Get a transcription by ID.

Response (completed):

{
  "id": "550e8400-e29b-41d4-a716-446655440000",
  "status": "completed",
  "transcript_text": "Hello, this is the transcribed text...",
  "transcript_segments": [
    { "start": 0.0, "end": 2.5, "text": "Hello," },
    { "start": 2.5, "end": 5.1, "text": "this is the transcribed text..." }
  ],
  "detected_language": "en",
  "duration_seconds": 120,
  "pricing_breakdown": {
    "mode": "free_test",
    "seconds": 120,
    "charged_amount_kopeks": 0
  },
  "created_at": "2026-04-20T10:00:00Z",
  "completed_at": "2026-04-20T10:00:45Z"
}

`GET /v1/transcriptions`

List all transcriptions for the authenticated user.

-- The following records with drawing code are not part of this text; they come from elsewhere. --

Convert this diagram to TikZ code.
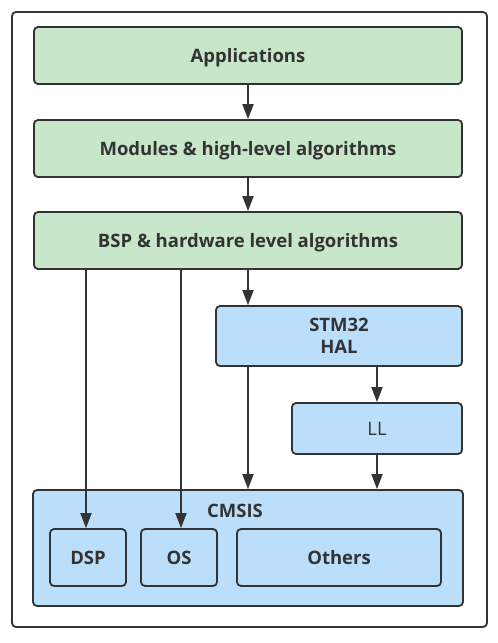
\documentclass[tikz,border=0pt]{standalone}
\usepackage{fontspec}
\setmainfont{Open Sans}
\usetikzlibrary{arrows.meta}
\definecolor{layergreen}{HTML}{C8E6C9}
\definecolor{layerblue}{HTML}{BBDEFB}
\definecolor{edgegray}{HTML}{333333}
\tikzset{
  layer/.style={draw=edgegray, line width=1.8pt, rounded corners=4pt, inner sep=0pt,
    font=\fontsize{18.5}{22}\selectfont\bfseries, text=edgegray, align=center},
  oneline/.style={text height=13.2pt, text depth=0pt},
  greenlayer/.style={layer, oneline, fill=layergreen, minimum width=428pt, minimum height=57pt},
  bluelayer/.style={layer, fill=layerblue},
  flow/.style={draw=edgegray, line width=1.8pt, -{Triangle[length=15pt,width=11pt]}}
}
\begin{document}
\begin{tikzpicture}[x=1pt,y=-1pt]
\useasboundingbox (0,0) rectangle (498,643);
\fill[white] (0,0) rectangle (498,643);
\draw[edgegray, line width=1.8pt, rounded corners=4pt] (12,12) rectangle (487,627);
% software layers
\node[greenlayer] (app) at (248,55.5) {Applications};
\node[greenlayer] (mod) at (248,148.5) {Modules \& high-level algorithms};
\node[greenlayer] (bsp) at (248,240.5) {BSP \& hardware level algorithms};
\node[bluelayer, minimum width=246pt, minimum height=60pt] (hal) at (339,336) {STM32\\HAL};
\node[bluelayer, oneline, minimum width=170pt, minimum height=51pt, font=\fontsize{18.5}{22}\selectfont] (ll) at (377,428.5) {LL};
% CMSIS block
\node[bluelayer, minimum width=430pt, minimum height=116pt] (cmsis) at (248,548) {};
\node[oneline, font=\fontsize{18.5}{22}\selectfont\bfseries, text=edgegray] (cmsistitle) at (235,511) {CMSIS};
\node[bluelayer, oneline, minimum width=76pt, minimum height=57pt] (dsp) at (88,557.5) {DSP};
\node[bluelayer, oneline, minimum width=76pt, minimum height=57pt] (os) at (179,557.5) {OS};
\node[bluelayer, oneline, minimum width=204pt, minimum height=57pt] (others) at (339,557.5) {Others};
% arrows
\draw[flow] (app) -- (mod);
\draw[flow] (mod) -- (bsp);
\draw[flow] (bsp) -- (bsp.south |- hal.north);
\draw[flow] ([xshift=-2pt]bsp.south -| dsp.north) -- ([xshift=-2pt]dsp.north);
\draw[flow] ([xshift=2pt]bsp.south -| os.north) -- ([xshift=2pt]os.north);
\draw[flow] (hal.south -| bsp.south) -- (cmsis.north -| bsp.south);
\draw[flow] (hal.south -| ll.north) -- (ll.north);
\draw[flow] (ll) -- (ll.south |- cmsis.north);
\end{tikzpicture}
\end{document}
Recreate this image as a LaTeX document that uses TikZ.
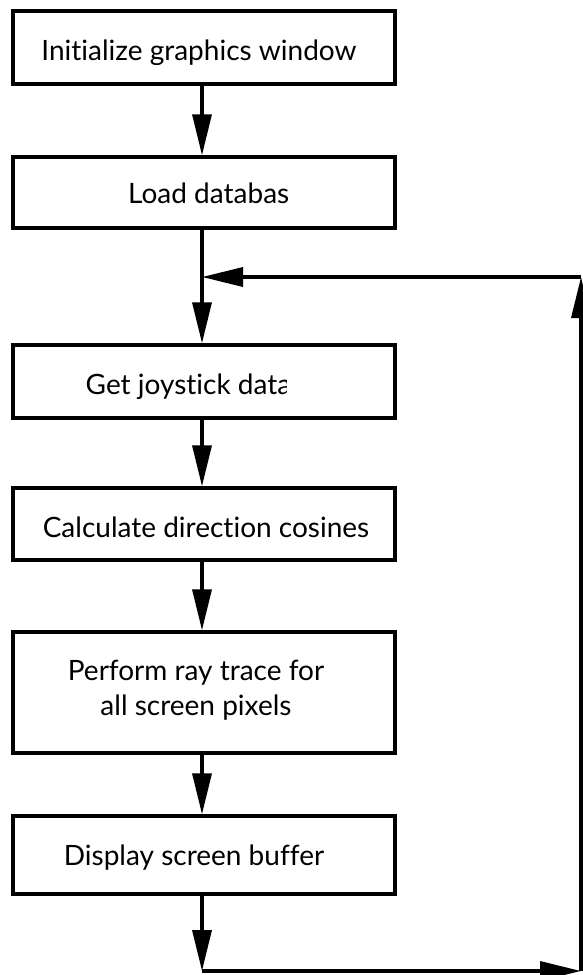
\documentclass[tikz,border=0pt]{standalone}
\usepackage{fontspec}
\setmainfont{Lato}[Ligatures={NoCommon,NoContextual}]
\usetikzlibrary{arrows.meta}
\newcommand\brk{\kern0pt }
\begin{document}
\begin{tikzpicture}[x=1pt,y=-1pt,
  stepbox/.style={draw,line width=3.4pt,minimum width=382pt,inner sep=0pt},
  lbl/.style={anchor=base,inner sep=0pt,font=\fontsize{28}{35}\selectfont},
  flow/.style={line width=3.4pt,-{Triangle[length=41pt,width=19pt]}},
]
\useasboundingbox (0,0) rectangle (583,975);
\coordinate (j) at (202,277);
\coordinate (c1) at (202,971);
\coordinate (c2) at (581,971);
\coordinate (c3) at (581,277);

\node[stepbox,minimum height=73pt] (b1) at (204,47.5) {};
\node[stepbox,minimum height=71pt] (b2) at (204,192.5) {};
\node[stepbox,minimum height=73pt] (b3) at (204,381.5) {};
\node[stepbox,minimum height=72pt] (b4) at (204,524) {};
\node[stepbox,minimum height=121pt] (b5) at (204,692.5) {};
\node[stepbox,minimum height=78pt] (b6) at (204,855) {};

\node[lbl] (t1) at (199,60) {Init\brk ialize graphics window};
\begin{scope}
  \clip (20,160) rectangle (287.5,225);
  \node[lbl,anchor=base west] (t2) at (128,203) {Load database};
\end{scope}
\begin{scope}
  \clip (20,350) rectangle (286,415);
  \node[lbl,anchor=base west] (t3) at (85.5,394) {Get joystick data};
\end{scope}
\node[lbl] (t4) at (206,537) {Calculate direct\brk ion cosines};
\node[lbl,align=center] (t5) at (196,715) {Perform ray trace for\\all screen pixels};
\node[lbl] (t6) at (194,865) {Display screen buffer};

\draw[flow] (b1.south -| j) -- (b2.north -| j);
\draw[flow] (b2.south -| j) -- (b3.north -| j);
\draw[flow] (b3.south -| j) -- (b4.north -| j);
\draw[flow] (b4.south -| j) -- (b5.north -| j);
\draw[flow] (b5.south -| j) -- (b6.north -| j);
\draw[flow] (b6.south -| j) -- (c1);
\draw[flow] (c1) -- (c2);
\draw[flow] (c2) -- (c3);
\draw[flow] (c3) -- (j);
\end{tikzpicture}
\end{document}
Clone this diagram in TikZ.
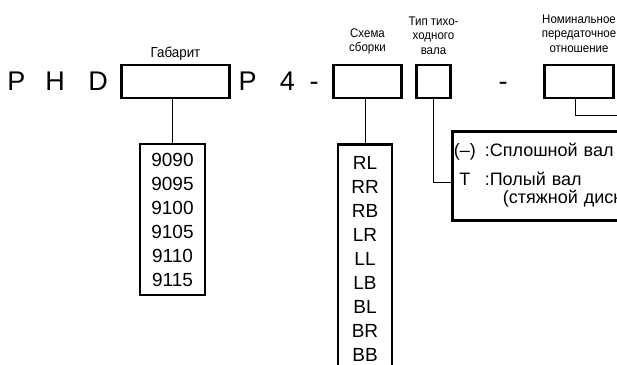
\documentclass[tikz,border=0pt]{standalone}
\usepackage{fontspec}
\setmainfont{Liberation Sans}
\newfontfamily\narrowsf[FakeStretch=0.92]{Liberation Sans}
\usetikzlibrary{positioning}

\begin{document}
\begin{tikzpicture}[x=1pt, y=-1pt,
    pole/.style={draw, line width=2.6pt, minimum height=33pt, inner sep=0pt},
    spisok/.style={draw, line width=2.6pt, inner xsep=0pt, align=center, font=\fontsize{19}{24}\selectfont},
    bukva/.style={anchor=base, inner sep=0pt, font=\fontsize{27}{27}\selectfont},
    podpis/.style={align=center, inner sep=0pt, font=\narrowsf\fontsize{12.5}{14.5}\selectfont},
    svyaz/.style={line width=1pt}]
    \useasboundingbox (0,0) rectangle (617,364);
    \clip (0,0) rectangle (617,364);
    \node[bukva] (p1) at (16.5,90) {P};
    \node[bukva] (h1) at (55,90) {H};
    \node[bukva] (d1) at (98,90) {D};
    \node[pole, minimum width=108] (gab) at (175.5,81.5) {};
    \node[bukva] (p2) at (247.5,90) {P};
    \node[bukva] (n4) at (287.5,90) {4};
    \node[bukva] (tire1) at (314,90) {-};
    \node[pole, minimum width=68] (sch) at (367.5,81.5) {};
    \node[pole, minimum width=34] (tip) at (433.5,81.5) {};
    \node[bukva] (tire2) at (503,90) {-};
    \node[pole, minimum width=69] (nom) at (579,81.5) {};
    \node[podpis, above=3pt of gab, font=\narrowsf\fontsize{14.5}{14.5}\selectfont] (gabt) {Габарит};
    \node[podpis, above=9pt of sch] (scht) {Схема\\сборки};
    \node[podpis, above=9pt of tip] (tipt) {Тип тихо-\\ходного\\вала};
    \node[podpis, above=11pt of nom] (nomt) {Номинальное\\передаточное\\отношение};
    \node[spisok, minimum width=65, minimum height=151] (gabl) at (172.5,219.5)
        {9090\\9095\\9100\\9105\\9110\\9115};
    \node[spisok, minimum width=54, anchor=north, inner ysep=12pt] (schl) at (365,143)
        {RL\\RR\\RB\\LR\\LL\\LB\\BL\\BR\\BB};
    \node[draw, line width=2.6pt, anchor=north west, inner xsep=1.5pt, inner ysep=12pt,
          text width=250pt, align=left, font=\fontsize{18}{16}\selectfont] (leg) at (451,130)
        {\begin{tabular}[t]{@{}c@{\hspace{9pt}}l@{}}
            (–) & :Сплошной вал\\[11pt]
            T & :Полый вал\\
              & \hspace{18pt}(стяжной диск)
        \end{tabular}};
    \coordinate (nomk) at (640,115);
    \draw[svyaz] (gab.south -| gabl.north) -- (gabl.north);
    \draw[svyaz] (sch.south -| schl.north) -- (schl.north);
    \draw[svyaz] (tip.south) |- ([yshift=-6pt]leg.west);
    \draw[svyaz] ([xshift=-4pt]nom.south) |- (nomk);
\end{tikzpicture}
\end{document}
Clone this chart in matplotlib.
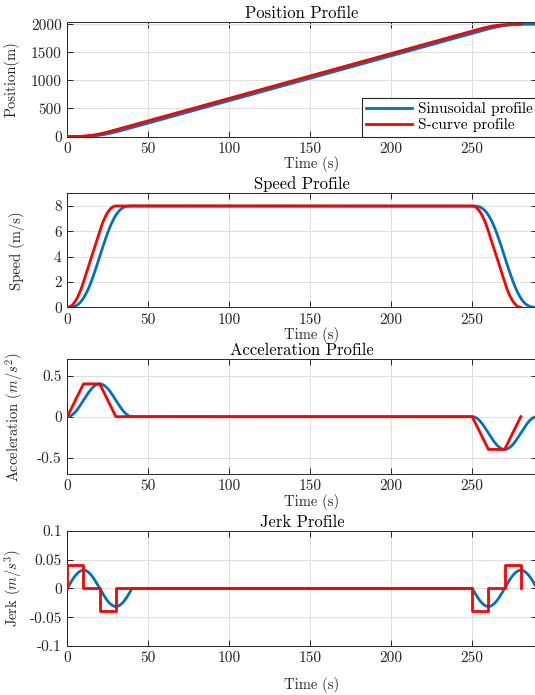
import numpy as np
import matplotlib
matplotlib.use("Agg")
import matplotlib.pyplot as plt

plt.rcParams['font.family'] = 'serif'
plt.rcParams['font.serif'] = ['cmr10']
plt.rcParams['mathtext.fontset'] = 'cm'
plt.rcParams['axes.unicode_minus'] = False

# ---------------- data ----------------
# S-curve profile: jerk steps between break times
scurve_breaks = [0, 10, 20, 30, 250, 260, 270, 280]
scurve_jerk = [0.04, 0.0, -0.04, 0.0, -0.04, 0.0, 0.04]
# Sinusoidal profile: acceleration phases (start, end, peak acceleration)
sin_phase_start = [0, 250]
sin_phase_end = [40, 290]
sin_peak_accel = [0.4, -0.4]
sin_t_end = 290

titles = ["Position Profile", "Speed Profile", "Acceleration Profile", "Jerk Profile"]
ylabels = ["Position(m)", "Speed (m/s)", r"Acceleration $(m/s^2)$", r"Jerk $(m/s^3)$"]
xlabel = "Time (s)"
legend_labels = ["Sinusoidal profile", "S-curve profile"]
xticks = [0, 50, 100, 150, 200, 250]
yticks = [[0, 500, 1000, 1500, 2000], [0, 2, 4, 6, 8], [-0.5, 0, 0.5],
          [-0.1, -0.05, 0, 0.05, 0.1]]
yticklabels = [["0", "500", "1000", "1500", "2000"], ["0", "2", "4", "6", "8"],
               ["-0.5", "0", "0.5"], ["-0.1", "-0.05", "0", "0.05", "0.1"]]
ylims = [(0, 2040), (0, 9), (-0.7, 0.7), (-0.1, 0.1)]
xlim = (0, 290)

# ---------------- derived profiles ----------------
def cumtrapz(y, t):
    out = np.zeros_like(y)
    out[1:] = np.cumsum(0.5 * (y[1:] + y[:-1]) * np.diff(t))
    return out

# S-curve
sb = np.array(scurve_breaks, float)
sj = np.array(scurve_jerk, float)
acc_at_breaks = np.concatenate([[0.0], np.cumsum(sj * np.diff(sb))])
t_s = np.linspace(sb[0], sb[-1], 5601)
a_s = np.interp(t_s, sb, acc_at_breaks)
v_s = cumtrapz(a_s, t_s)
p_s = cumtrapz(v_s, t_s)
# step representation of jerk
jx = [sb[0]]
jy = [0.0]
for i in range(len(sj)):
    jx += [sb[i], sb[i + 1]]
    jy += [sj[i], sj[i]]
jx += [sb[-1]]
jy += [0.0]

# Sinusoidal
t_b = np.linspace(0, sin_t_end, 5801)
a_b = np.zeros_like(t_b)
j_b = np.zeros_like(t_b)
for t0, t1, pk in zip(sin_phase_start, sin_phase_end, sin_peak_accel):
    T = t1 - t0
    m = (t_b >= t0) & (t_b <= t1)
    ph = 2 * np.pi * (t_b[m] - t0) / T
    a_b[m] = pk / 2 * (1 - np.cos(ph))
    j_b[m] = pk / 2 * (2 * np.pi / T) * np.sin(ph)
v_b = cumtrapz(a_b, t_b)
p_b = cumtrapz(v_b, t_b)

blue_series = [(t_b, p_b), (t_b, v_b), (t_b, a_b), (t_b, j_b)]
red_series = [(t_s, p_s), (t_s, v_s), (sb, acc_at_breaks), (jx, jy)]

# ---------------- figure ----------------
W, H = 535, 695
fig = plt.figure(figsize=(W / 100, H / 100), dpi=100)
axes_px = [(22, 136.5), (193.3, 307.3), (359.3, 474), (530.7, 646)]
left_px, right_px = 67.3, 537.0
blue = '#0072BD'
red = '#FF0000'
axc = '#262626'
ylab_x = [20, 25, 25, 24]
xlab_top = [155.5, 327, 494, 677]
xlab_cx = 312

for i, (top, bot) in enumerate(axes_px):
    ax = fig.add_axes([left_px / W, 1 - bot / H, (right_px - left_px) / W, (bot - top) / H])
    ax.plot(*blue_series[i], color=blue, lw=2.0, label=legend_labels[0], zorder=3)
    ax.plot(*red_series[i], color=red, lw=2.0, label=legend_labels[1], zorder=4)
    ax.set_xlim(*xlim)
    ax.set_ylim(*ylims[i])
    ax.set_xticks(xticks)
    ax.set_xticklabels([str(x) for x in xticks])
    ax.set_yticks(yticks[i])
    ax.set_yticklabels(yticklabels[i])
    ax.tick_params(direction='in', length=4, width=0.7, colors=axc, labelsize=11,
                   top=True, right=True, pad=4)
    for s in ax.spines.values():
        s.set_color(axc)
        s.set_linewidth(0.7)
    ax.grid(True, color='#dedede', lw=0.7)
    ax.set_axisbelow(True)
    ax.set_title(titles[i], fontsize=12, pad=3, color='black')
    ax.set_ylabel(ylabels[i], fontsize=10.5, color=axc)
    ax.set_xlabel(xlabel, fontsize=10.5, color=axc)
    hpx = bot - top
    wpx = right_px - left_px
    ax.yaxis.set_label_coords((ylab_x[i] - left_px) / wpx, 0.5)
    ax.xaxis.set_label_coords((xlab_cx - left_px) / wpx, -(xlab_top[i] - bot) / hpx)
    if i == 0:
        leg = ax.legend(loc='lower right', bbox_to_anchor=(1, 0), borderaxespad=0,
                        fontsize=11, frameon=True, fancybox=False, handlelength=3.0,
                        handletextpad=0.35, labelspacing=0.1, borderpad=0.3)
        leg.get_frame().set_edgecolor(axc)
        leg.get_frame().set_linewidth(0.8)
        leg.get_frame().set_alpha(1)

fig.savefig("out.png", dpi=100)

`GET /v1/transcriptions/:id/stream`

Server-Sent Events (SSE) stream for real-time transcription updates. Useful for showing partial results as the audio is being processed. Partial updates may include language_state, which reports detected language, whether the language is locked, and how many chunks have been processed. After 3 returned chunks, the remaining chunks use the detected language from the ASR response.

`GET /v1/transcriptions/:id/eta`

Get estimated time of arrival for a queued transcription.

Statuses

Status	Description
`queued`	Waiting in the processing queue
`processing`	Currently being transcribed
`completed`	Transcription finished successfully
`failed`	Transcription failed (see `error_message`)